ULP-related papers from ISLPED96


Several papers at ISLPED96 dealt with issues related to ULP.

Among those was a new modeling paper (9.3, p.197) by Kai Chen, Yuhua
Cheng, and Chenming Hu of U.C. Berkeley showing how they extended the
bsim3 model to fit better in weak inversion.

Another was a paper (14.2,p.309) by Tadahiro Kuroda et al from Toshiba
reporting measurements that show very few substrate ties are needed in
a back-biased design.  They implemented a PLL, SRAM, and DCT, and
showed little difference between a fully contacted version and a
version contacted only at the edge of the chip. They are including
their back-bias circuits on a gate array which they are going to offer
as a product. Threshold-compensated silicon for ASICs. The win is
tighter design margins, better worst-case performance, and higher
yields, even when practiced with fairly standard thresholds.

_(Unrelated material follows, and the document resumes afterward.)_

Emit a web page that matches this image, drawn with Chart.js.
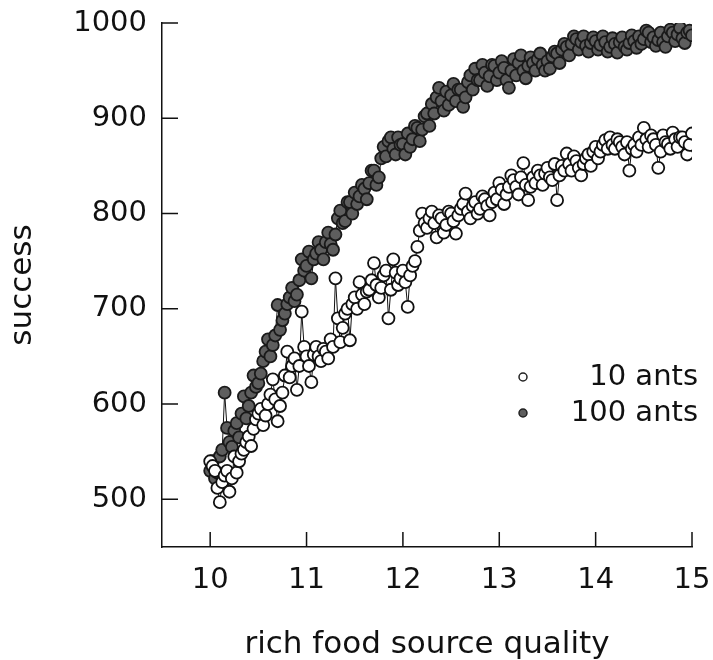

Another was a circuits paper (10.3,p.237) by M. Eisle et al of Siemens
on the impact of intra-die parameter variations on path delays. The
message is that the central limit theorem causes the propagation delay
through a long chain of devices to converge toward the mean. Though he
didn't say so, his results suggest sigma_path = sigma_gate/(ld*Vdd/Vt).

Another paper I liked even though I don't agree with the conclusion
was 17.4,p.377, David Frank's comparison of high speed voltage-scaled
conventional and adiabatic circuits. He claims that a micropipelined
0.1um TSPC circuit can run at 2GHz at Vdd=0.950V, Vt=0.175V. When it
runs at 500MHz, it is most energy-efficient at Vdd=0.45V, Vt=0.23V,
where it dissipates 200uW.  2N-2N2P, an adiabatic circuit style, on
the other hand, is most efficient at Vdd=0.60V, Vt=0.25V, where it
dissipates only 53uW, about 4x more energy efficient. His analysis
assumes worst-case performance and power conditions. I looked at his
paper carefully, redoing his calculations using the same worst-case
performance and power assumptions, and reach several conclusions:

1) He claims the lowest energy operating point for 500MHz operation is
200uW at Vdd=0.450V, Vt=0.230V. I get the same worst-case performance
at Vdd=0.250V, Vt=0.105V, for only 72uW worst-case power.  I think he
is constrained by Ion/Ioff because TSPC is dynamic.

2) If I use tunability to compensate Vt variations I get the same
worst-case performance at Vdd=0.150V, Vt=0.062V, for only 33uW worst-case.
For tunable circuits I assume Vt_high = Vt+0.015 + 0*Vdd, and
Vt_low = Vt-0.15 + 0*Vdd.

3) in 0.1um CMOS, his micropipelined TSPC circuit should be running at
12GHz, not 2GHz, at Vdd=0.950V, Vt=0.175V. At Vdd=0.150V, Vt=0.062V,
his TSPC circuit should run at 2.4GHz, not 500MHz. At 500MHz, the
lowest energy operating point is Vdd=0.160V, Vt=0.136V, 28uW worst-case.

The reason the supply voltage needs to be higher at lower operating
frequency is that the static power dissipation is a larger fraction of
the total power when the switching frequency is reduced. Ion/Ioff =
ld/a, but the effective logic depth increases when the system runs
slower.

My only point here is that TSPC is a poor choice to compare against
adiabatic because it is dynamic, which forces both Vt and Vdd up to
maintain adequate Ion/Ioff. If he were to have included a static
circuit style, I think he would have discovered that conventional
static logic is more energy efficient than adiabatic even when
the system is running at 22/0.5 = 44x slower than its peak.
...

Another paper, 10.2,p.233, by X.Tang, V.De, and Jim Meindl from
Georgia Tech, predicts 400mV Vt variations in 0.07um technology using
Monte Carlo simulation. If they are right, we will hit the wall very
soon. Subsequent conversations with researchers from IBM and TI
suggest there may be a bug in the result.